Gains reported in early childhood support

Collaboration touts hike in screenings, access to resources

Wednesday Journal / oakpark.com
Tuesday, December 5th, 2017 3:36 PM
By Michael Romain
Staff Reporter

Four years after three taxing bodies in Oak Park pooled funding together to create the Early Childhood Collaboration, more young children are getting hearing and vision screenings, more families with young children are getting paired with early childhood resources, and professional development among local early childhood educators and caretakers has dramatically increased, according to collaboration data.

Carolyn Newberry Schwartz, the collaboration’s executive director, presented the data during a Nov. 28 Early Childhood Collaboration tri-board meeting, held at Oak Park and River Forest High School. Since the collaboration’s founding in 2013, officials from Districts 97 and 200, and the village of Oak Park, have met quarterly to discuss the organization’s progress.

“We have strong infrastructure in place and we have a lot of momentum to drive deeper changes to ensure that each one of our youngest residents has a strong start in life,” said Schwartz.

She said that since 2014, the percentage of childcare centers participating in the state’s quality rating system, which measures how effective they are at delivering services, has jumped 22 points, from 21 percent to 43 percent.

The professional development hours and credentials earned by early childhood professionals have increased, with the most prominent gains happening among childhood professionals who hold early childhood professional credentials or licenses.
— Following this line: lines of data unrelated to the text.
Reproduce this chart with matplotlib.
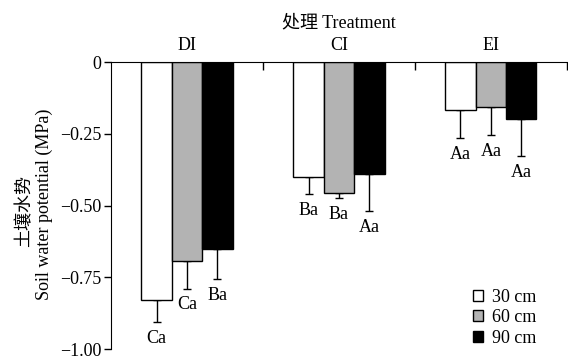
import matplotlib.pyplot as plt
import numpy as np

plt.rcParams['font.family'] = ['Liberation Serif', 'Noto Sans CJK SC']
plt.rcParams['axes.unicode_minus'] = True

# Soil water potential (MPa) per treatment and depth
treatments = ['DI', 'CI', 'EI']
depths = ['30 cm', '60 cm', '90 cm']
mean_30 = [-0.83, -0.40, -0.166]
mean_60 = [-0.695, -0.455, -0.158]
mean_90 = [-0.653, -0.39, -0.198]
err_30 = [0.077, 0.06, 0.10]
err_60 = [0.095, 0.02, 0.097]
err_90 = [0.104, 0.13, 0.13]
letters_30 = ['Ca', 'Ba', 'Aa']
letters_60 = ['Ca', 'Ba', 'Aa']
letters_90 = ['Ba', 'Aa', 'Aa']

means = [mean_30, mean_60, mean_90]
errs = [err_30, err_60, err_90]
letters = [letters_30, letters_60, letters_90]
colors = ['white', '#b3b3b3', 'black']
fs = 13

fig = plt.figure(figsize=(5.68, 3.58), dpi=100)
ax = fig.add_axes([0.1954, 0.0251, 0.8026, 0.8017])

x = np.arange(len(treatments))
w = 0.2
for i in range(3):
    pos = x + (i - 1) * w
    ax.bar(pos, means[i], width=w, color=colors[i], edgecolor='black',
           linewidth=1.0, label=depths[i], zorder=2)
    ax.errorbar(pos, means[i], yerr=[errs[i], [0] * 3], fmt='none',
                ecolor='black', elinewidth=1.0, capsize=3, capthick=1.0, zorder=1)
    for xp, m, e, t in zip(pos, means[i], errs[i], letters[i]):
        ax.annotate(t, (xp, m - e), xytext=(0, -5.5), textcoords='offset points',
                    ha='center', va='top', fontsize=fs)

ax.set_xlim(-0.5, 2.5)
ax.set_ylim(-1.0, 0)
ax.set_yticks([0, -0.25, -0.5, -0.75, -1.0])
ax.set_yticklabels(['0', '\u22120.25', '\u22120.50', '\u22120.75', '\u22121.00'], fontsize=fs)
ax.tick_params(axis='y', direction='out', length=5, width=1, pad=2)

# treatment names sit on top, separators as small inward ticks
ax.xaxis.tick_top()
ax.set_xticks(x)
ax.set_xticklabels(treatments, fontsize=fs)
ax.set_xticks([0.5, 1.5, 2.5], minor=True)
ax.tick_params(axis='x', which='major', length=0, pad=6)
ax.tick_params(axis='x', which='minor', direction='in', length=6, width=1)
ax.set_title('处理 Treatment', fontsize=fs, pad=25)

ax.spines['bottom'].set_visible(False)
ax.spines['right'].set_visible(False)

fig.text(0.044, 0.41, '土壤水势', rotation=90, ha='center', va='center', fontsize=fs)
fig.text(0.078, 0.43, 'Soil water potential (MPa)', rotation=90,
         ha='center', va='center', fontsize=fs)

ax.legend(loc='lower right', bbox_to_anchor=(0.957, -0.03), frameon=False, fontsize=fs,
          handlelength=0.55, handleheight=0.55, handletextpad=0.5, labelspacing=0.2,
          borderaxespad=0.2)

fig.savefig('out.png', dpi=100)
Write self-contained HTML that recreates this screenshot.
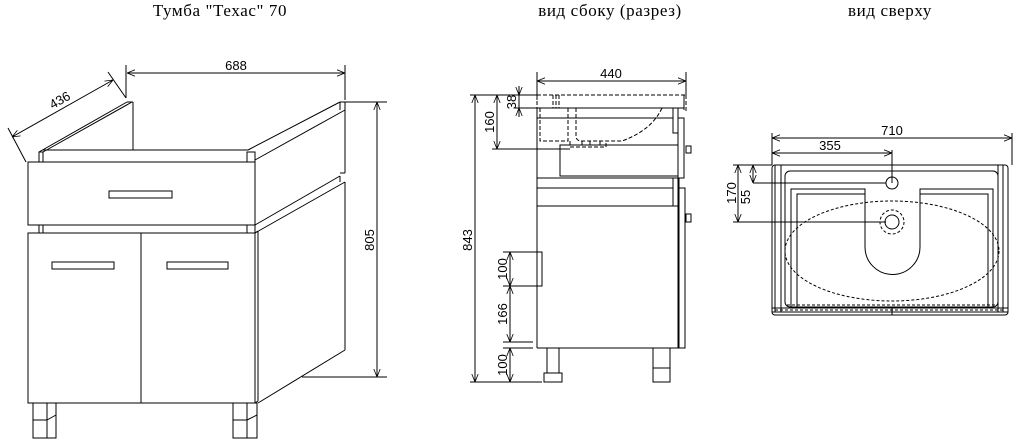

In 2015, 68 percent of Oak Park area professionals had either credentials or licenses. This year, 92 percent do.

In 2013, according to the collaboration’s data, no children were receiving developmental screenings. The number jumped to 1,021 in 2015 and to 1,806 in 2017. This year, 30 sites participated in the screenings, up from zero in 2013.

Similarly, the number of children receiving hearing and/or vision screenings jumped from 1,100 in 2013 to 1,400 in 2017. And the number of sites participating in those screenings increased from 26 in 2013 to 38 in 2017.

Schwartz also said that the collaboration’s ability to monitor the development of young children in the Oak Park area has increased dramatically. In 2015, the collaboration, with the help of the University of Chicago, implemented a unified early childhood database.

As Wednesday Journal reported at the time, the database “would give early childhood service providers something like a real-time, three-dimensional map detailing the collective well-being and needs of Oak Park and River Forest’s children, age 5 and under.”

According to Schwartz’s report, “Data quality has improved tremendously in both the accuracy of the data collected and the amount we have access to (i.e. there was a 74 percent increase in the number of children who took an important preschool assessment due to our diligence with both data collection and coaching/mentoring).”

Schwartz said that the collaboration’s capacity to provide home visiting services to vulnerable families also increased, with the number of families enrolled in the home visiting services jumping from 30 in 2014 to 86 in 2017.